Kevin has answered your question in comments, but it might help to make some further remarks:

If $p$ is odd and $E$ has good reduction at $p$, then the image of $K_p$ is independent of $E$ (i.e. does not depend on the particular $E$ other then requiring that it has good reduction).  To be precise, the image will be $\mathbb Z_p^{\times}/(\mathbb Z_p^{\times})2 \times \mathbb Z_p^{\times}/(\mathbb Z_p^{\times})^2.$  

Thus I don't think that there is much chance that you will be able to extract any information about the global elliptic curve $E$ from knowing the image of $K_p$.  (Even if $p = 2$ and/or the reduction is bad, there is very little information specific to $E$ in the image of $K_p$;
it will just depend on generalities about the reduction type of $E$.)
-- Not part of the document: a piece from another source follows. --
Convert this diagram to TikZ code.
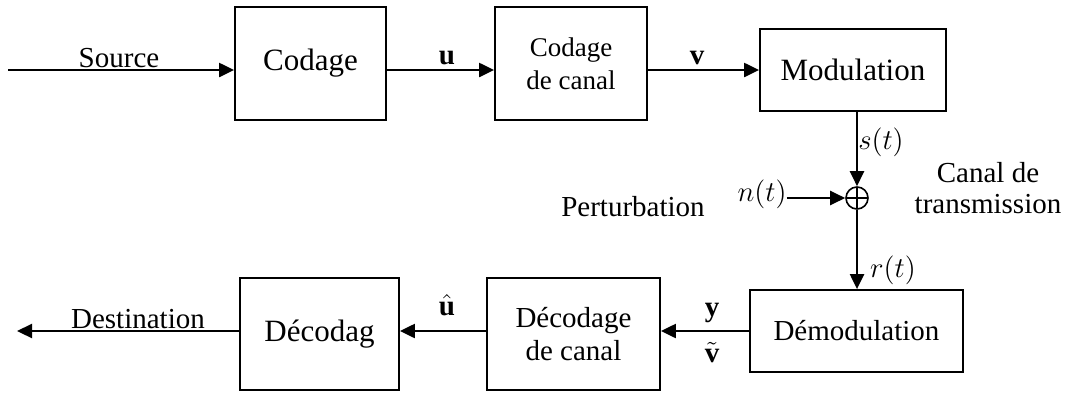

Have you looked at the discussion of descent and Selmer groups in (e.g.) Silverman's book?  If you do, you'll see that the problem of doing descent involves looking at *every* prime (the point being that every prime intervenes in the definition of the Selmer group).  

Concretely,
in the case you are looking at, which I guess is an $E$ all of whose $2$-torsion is defined over $\mathbb Q$, what one sees is that if $P \in E(\mathbb Q)$, and we solve
$P = 2Q$, then $Q$ is defined over a biquadratic extension of $\mathbb Q$ which is unramified away from $2$ and the primes of bad reduction.  This greatly limits the possibilities, and is the basis for why descent works.  In particular, the weak Mordell--Weil theorem --- i.e. the statement that $E(\mathbb Q)/2 E(\mathbb Q)$ is finite --- in this context is essentially the statement that there are only finitely many biquadratic extensions of $\mathbb Q$ with prescribed ramification.  

If you focus on just one (or even a finite number) of $p$, you are throwing away this basic fact (i.e. that the field of definition of $Q$ is unramified away from finitely many primes).